SGT. ELLYSON DISMISSED FROM STATE POLICE - No Charges Filed, Law Enforcement Problems Loiter

By Bob Weaver

The former Grantsville detachment commander of the West Virginia State Police, Sgt. C. J. Ellyson has been dismissed from the agency, according to Office of Public Affairs Sergeant J. C. Powers.

Following an earlier Freedom of Information request, the State Police did confirm the officer was "under investigation," saying the nature of the investigation could not be released based on policy.

Lt. Col. S. C. Tucker said yesterday he could not comment on whether criminal charges will be brought, but indicated he expected Sgt. Ellyson to appeal his dismissal.

"He was discharged following an internal investigation," Tucker said.

The problems, according to unconfirmed sources, were allegedly related to stealing, while others said it was a matter of compounded problems.

Relating to the career officers retirement benefits, Tucker said "He is entitled to withdraw benefits" he has placed in a retirement account.

Troopers associated with Sgt. Ellyson were reportedly given lie detector tests by the agency.

Calhoun prosecuting attorney Matt Minney said no charges have been presented by the agency against the officer in Calhoun County.

Sgt. Ellyson, according to court records, created problems related to a meth lab case against Grantsville resident John Manis Richards by "throwing away" the physical evidence.

Sgt. Ellyson advised prosecutor Minney "Evidence in...the case has been destroyed."

Ellyson said that his predecessor Sgt. Darrin Campbell "declined to place it (evidence) in our evidence storage."

Sgt. Campbell, who was injured during a fall at the local barracks, has reportedly retired because of those injuries.

"The...evidence was received from the Grantsville Police Department without any custody receipt and the previous detachment commander (Sgt. Darrin Campbell) declined to place it (evidence) in our evidence storage," wrote Ellyson.

He said the items were placed in an unsecured storage area in the Grantsville barracks, which he cleaned-out following his arrival.

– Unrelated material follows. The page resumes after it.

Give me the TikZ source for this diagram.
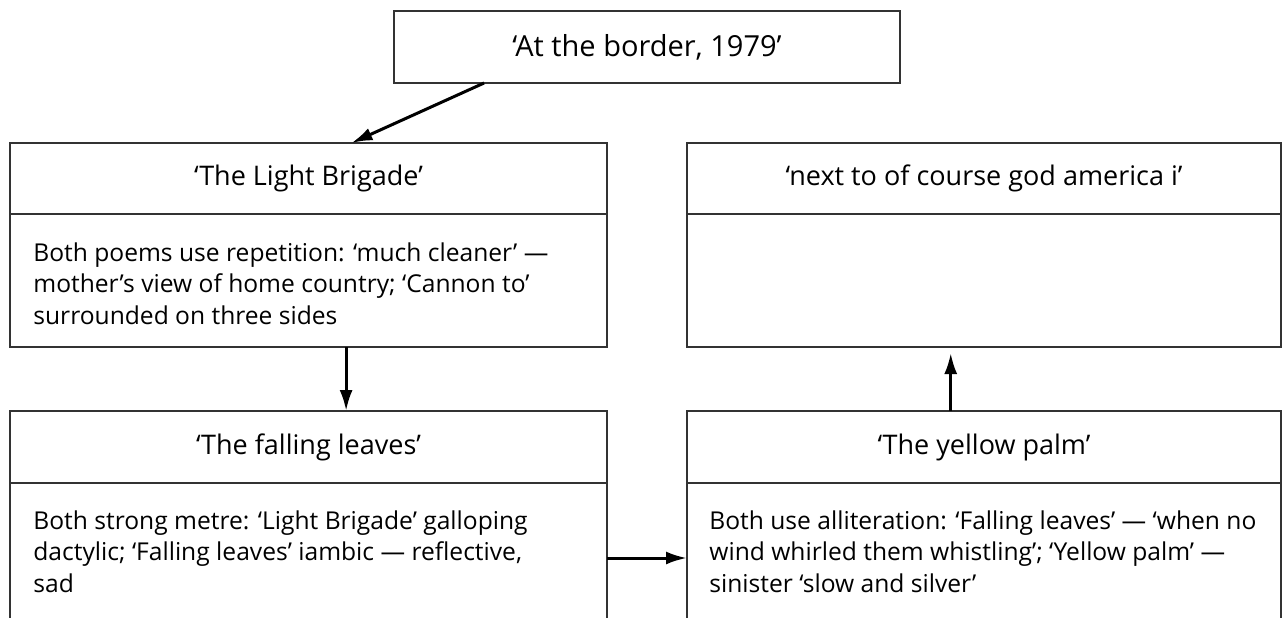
\documentclass[tikz,border=0pt]{standalone}
\usepackage{fontspec}
\setmainfont{Open Sans}
\usetikzlibrary{arrows.meta,calc}
\begin{document}
\begin{tikzpicture}[x=0.5pt,y=-0.5pt,
  box/.style={draw=black!80,line width=0.8pt,rectangle,inner sep=0pt,outer sep=0pt,anchor=north west},
  headtext/.style={font=\fontsize{13.5}{16}\selectfont},
  bodytext/.style={font=\fontsize{12.3}{15.8}\selectfont,align=left,inner sep=0pt,anchor=north west},
  conn/.style={line width=1.5pt,-{Latex[length=10.5pt,width=6.5pt]}}]
\useasboundingbox (0,0) rectangle (1284,617);
\clip (0,0) rectangle (1284,617);
\fill[white] (0,0) rectangle (1284,617);
% top
\node[box,font=\fontsize{14.5}{17}\selectfont,minimum width=253pt,minimum height=36pt] (top) at (394,11) {‘At the border, 1979’};
% Light Brigade
\node[box,headtext,minimum width=298.5pt,minimum height=35.5pt] (lbh) at (10,143) {‘The Light Brigade’};
\node[box,minimum width=298.5pt,minimum height=66.5pt] (lbb) at (10,214) {};
\node[bodytext] (lbt) at ($(lbb.north west)+(23,28)$) {Both poems use repetition: ‘much cleaner’ —\\mother’s view of home country; ‘Cannon to’\\surrounded on three sides};
% next to of course
\node[box,headtext,minimum width=297pt,minimum height=35.5pt] (nah) at (687,143) {‘next to of course god america i’};
\node[box,minimum width=297pt,minimum height=66.5pt] (nab) at (687,214) {};
% falling leaves
\node[box,headtext,minimum width=298.5pt,minimum height=36pt] (flh) at (10,411) {‘The falling leaves’};
\node[box,minimum width=298.5pt,minimum height=68pt] (flb) at (10,483) {};
\node[bodytext] (flt) at ($(flb.north west)+(23,27)$) {Both strong metre: ‘Light Brigade’ galloping\\dactylic; ‘Falling leaves’ iambic — reflective,\\sad};
% yellow palm
\node[box,headtext,minimum width=297pt,minimum height=36pt] (yph) at (687,411) {‘The yellow palm’};
\node[box,minimum width=297pt,minimum height=68pt] (ypb) at (687,483) {};
\node[bodytext] (ypt) at ($(ypb.north west)+(22,27)$) {Both use alliteration: ‘Falling leaves’ — ‘when no\\wind whirled them whistling’; ‘Yellow palm’ —\\sinister ‘slow and silver’};
% connectors
\draw[conn] ($(top.south west)!0.178!(top.south east)$) -- ($(lbh.north west)!0.572!(lbh.north east)$);
\draw[conn] ($(lbb.south west)!0.563!(lbb.south east)$) -- ($(flh.north west)!0.563!(flh.north east)$);
\coordinate (hy) at ($(flb.north east)+(0,75)$);
\draw[conn] (hy) -- (hy -| ypb.west);
\draw[conn,shorten >=3pt] ($(yph.north west)!0.444!(yph.north east)$) -- ($(nab.south west)!0.444!(nab.south east)$);
\end{tikzpicture}
\end{document}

State Police would not confirm if his dismissal was associated with lost evidence in the Richards case.

Other situations related to Ellyson appeared in the Charleston newspapers, reporting he shot himself in the leg with a revolver, not his service weapon, and he was involved in a "road rage" incident with a Charleston motorist.

Ellyson was one of seven or eight detachment commanders assigned to Grantsville since 2000, a period of time where a multitude of problems surfaced related to the performance and professional conduct of local officers.

Ellyson has now been replaced by Sgt. J. E. Skidmore, a longtime officer with the Glenville Detachment.


Meanwhile, county law enforcement is languishing with an indictment against former Calhoun Chief Deputy Ron Bandy, who has been charged with seven or eight counts related to allegedly stealing from an elderly couples home.

The case seems to be spilling in many directions, with Special Prosecutor Jerry Hough wanting to drop the charges against Bandy, with Judge Thomas Evans III denying his request.

Evans has said the "public's interest must be served."

Hough, during an earlier hearing, told Judge Evans the Bandy case should be dropped because of problems with the case, indicating State Police Cpl. Doug Starcher had yet to provide transcripts of witness testimony, also saying there were problems with the chain of custody of evidence and that some of the evidence was sold.

Evans responded to Hough that those issues could be resolved.

Still, Hough seems to be pushing the case forward against Bandy's former girlfriend April McCroskey, who is essentially facing the same charges.

Hough, seemingly out of character for a prosecutor, indicated in court last week, there could be a problem with McCroskey over her intent to commit a crime, in that she returned items, although he said she had felonious motive.

He continued to blame the Hur Herald for creating problems, requesting a change of venue.

Judge Evans declined his request, telling Hough it was the defense's prerogative to ask for a venue change.

Meanwhile, numerous other problems are lingering, including the re-trial of the Ronnie Rush murder case after State Police botched the investigation.

Also pending is the trial of former Grantsville Police Chief Ron Gordon for sexual assault and a reported investigation of Grantsville's former volunteer police officer Shane Dellinger, who allegedly delivered a concealed weapons case without proper credentials and apparently failing to return fees.